When architect Hugh Ferriss mapped out The Metropolis of Tomorrow in his 1929 book, he drew a city of stepped towers with deep shadows and dramatic skies — Babel-like cliffs of carved stone that both reflected the emerging New York skyline and influenced it.
But in one drawing he gave a more literal rendering of the strange envelope mandated by Manhattan to ensure the new generation of skyscrapers would not turn the streets into lightless canyons populated by mole people wandering around in a blacked-out underworld. In this drawing, he portrays the literal shape of a crystalline tower, its walls tapering as it rises, its strange blackness seemingly more the product of some geological force than a simple building code.

It is this drawing that seemed to predict the latest of the city’s skyscrapers, emerging 90 years after Ferriss’s remarkable rendering. Residential tower 53 West 53 is a built expression of the maximum envelope, its sides sloping, its dark diagonal grid structure forced to its edge. Rather than steps, it has smooth, angled facets; a stealth bomber of a building designed to fit the code like a glove.
It is also, arguably, a bit of a masterpiece. While the rest of the city is obsessed with intense skinniness or is lost in the dim, expressionless glass curtain walls of corporate extrusion, French architect Jean Nouvel has sneaked in to show the native New Yorkers how to do it.
The building rises 1,050ft beside the Museum of Modern Art (it was originally meant to be 200ft taller, the same height at the Empire State Building minus its antenna) and, at its lower levels, embraces the museum’s interior. It accommodates the huge new galleries designed by Diller Scofidio + Renfro and Gensler for the museum’s $450m expansion, which opened last month.
Set amid the glassy, blocky commercialism of Midtown, Nouvel’s dark bronze tower looks like something from Christopher Nolan’s “Dark Knight” films. In fact, it looks more like Batman’s car — a dark, rumbling monster.

When I visited Nouvel in his studio as he worked on the designs a decade ago, he explained the shape by holding up his three middle fingers. Its top is asymmetrical, which gives it a curious presence, as if responding to the buildings around it — in particular Eero Saarinen’s wonderful black-clad CBS Building opposite.
New York towers are usually self-contained, standalone objects. This one is something slightly different. It seems to have imbibed some of the gaping maws of the parking garages, the darkness of the bedrock, the cool of the clubs, the spikiness of a ruthless city.
Then there are the struts, the diagonal bracing that zigzags its way up the tower. In the galleries the architects have artfully hidden this structure behind pristine white walls. In the apartments, the diagrid is a visible reminder of the forces acting on the building, manifesting gravity and wind-loads in the otherwise eerily silent interiors way above the city.

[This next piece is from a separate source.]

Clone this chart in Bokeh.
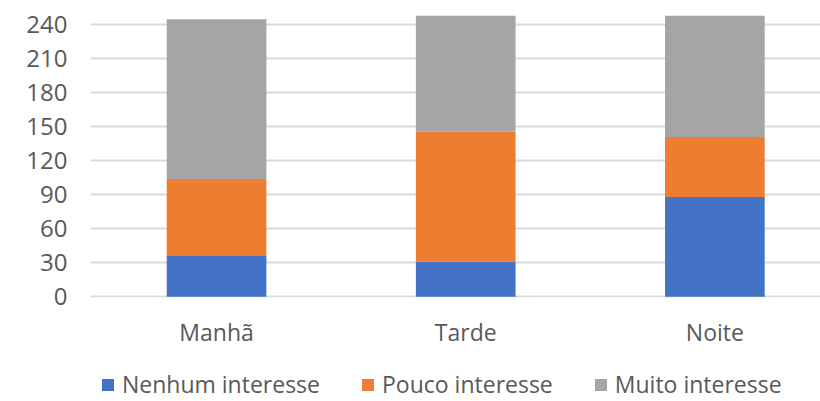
from bokeh.plotting import figure
from bokeh.layouts import column
from bokeh.models import Range1d, FixedTicker, Legend, LegendItem, ColumnDataSource
from bokeh.embed import file_html
from bokeh.resources import INLINE

categories = ["Manhã", "Tarde", "Noite"]
series_names = ["Nenhum interesse", "Pouco interesse", "Muito interesse"]
nenhum = [36, 31, 88]
pouco = [68, 115, 53]
muito = [141, 102, 107]
y_ticks = [0, 30, 60, 90, 120, 150, 180, 210, 240]
colors = ["#4472C4", "#ED7D31", "#A5A5A5"]

FONT = "Open Sans"
TXT = "#595959"

# main chart
p = figure(width=820, height=360, output_backend="svg", toolbar_location=None,
           x_range=Range1d(-0.506, 2.424), y_range=Range1d(-0.6, 261.5),
           min_border_left=90, min_border_right=0, min_border_top=0, min_border_bottom=63)
p.outline_line_color = None
p.background_fill_color = "white"
p.border_fill_color = "white"

xs = list(range(len(categories)))
src = ColumnDataSource(dict(x=xs, nenhum=nenhum, pouco=pouco, muito=muito))
renderers = p.vbar_stack(["nenhum", "pouco", "muito"], x="x", width=0.40, color=colors,
                         line_color=None, source=src)

p.xgrid.visible = False
p.ygrid.grid_line_color = "#d9d9d9"
p.ygrid.grid_line_width = 2
p.ygrid.ticker = FixedTicker(ticks=y_ticks)

ya = p.yaxis[0]
ya.ticker = FixedTicker(ticks=y_ticks)
ya.axis_line_color = None
ya.major_tick_line_color = None
ya.minor_tick_line_color = None
ya.major_tick_out = 0
ya.major_tick_in = 0
ya.major_label_text_font = FONT
ya.major_label_text_font_size = "24px"
ya.major_label_text_color = TXT
ya.major_label_standoff = 23

xa = p.xaxis[0]
xa.ticker = FixedTicker(ticks=xs)
xa.major_label_overrides = {i: c for i, c in enumerate(categories)}
xa.axis_line_color = None
xa.major_tick_line_color = None
xa.minor_tick_line_color = None
xa.major_tick_out = 0
xa.major_tick_in = 0
xa.major_label_text_font = FONT
xa.major_label_text_font_size = "23px"
xa.major_label_text_color = TXT
xa.major_label_standoff = 18

# legend strip (its frame is aligned with the main chart's frame by the column layout)
pl = figure(width=820, height=41, output_backend="svg", toolbar_location=None,
            x_range=Range1d(0, 1), y_range=Range1d(0, 1),
            x_axis_type=None, y_axis_type=None, min_border=0)
pl.outline_line_color = None
pl.grid.visible = False
nan = float("nan")
leg_renderers = [pl.vbar(x=[nan], top=[nan], width=0.1, color=c, line_color=None) for c in colors]
legend = Legend(items=[LegendItem(label=n, renderers=[r]) for n, r in zip(series_names, leg_renderers)],
                orientation="horizontal", location=(10, 1),
                glyph_width=15, glyph_height=15, label_standoff=7, spacing=40,
                padding=0, margin=0, border_line_color=None, background_fill_alpha=0,
                label_text_font=FONT, label_text_font_size="23px", label_text_color=TXT)
pl.add_layout(legend, "center")

layout = column(p, pl, spacing=0)
open("out.html", "w").write(file_html(layout, INLINE))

There is something shadowy and expressionist about the struts, which intrude on the rooms like dark shadows, disrupting the spaces just a little, just enough. Another Frenchman, Thierry W Despont, who worked on the renovation of the rather different Ritz hotel in Paris, has done the interiors. They are a little more conventional than they could have been, but I guess they are designed to appeal to as wide a spectrum of the super-wealthy as possible.
From the street you enter a vast lobby that passes right through the block. Clad in clubby timber, and with an illuminated waffle-grid ceiling, it feels nothing at all like the spiky exterior. The lift lobby, meanwhile, with its gold vaulted ceiling, nods to the very Art Deco glamour that the exterior seems to be denying.
The 145 apartments themselves are as luxurious and louche as you might imagine. Thick mullions and those angled struts intruding on the view conspire to make the floor-to-ceiling glazing less vertiginous than it might otherwise have been. The views are, of course, astonishing, the prices likewise — from around $6m.
To one side, the extruded corporate cubes of Midtown (and the pinky postmodernism of Philip Johnson’s pedimented AT&T Building, now 550 Madison Avenue). To the other, Central Park and its line-up of super-skinny towers poking up but not spoiling the view.
At the apex is the villain’s lair you might have expected. The sloping sides make it feel like an expressionist dream, the inside of a crystal, drawing the sky into the interior. At $63.8m, this penthouse is high end.

The residences have access to the usual upscale accoutrements and facilities: wine vaults, a golf simulator, dog walking, a “library” — which is a lovely room (it does not have many books, which I am told is standard for the most luxurious libraries — and a gym with a landscape of rooms designed with an echo of the white kasbah of Nouvel’s Louvre in Abu Dhabi.
There is one extra benefit: a free pass to the museum next door, where the paintings might be even more expensive than your apartment.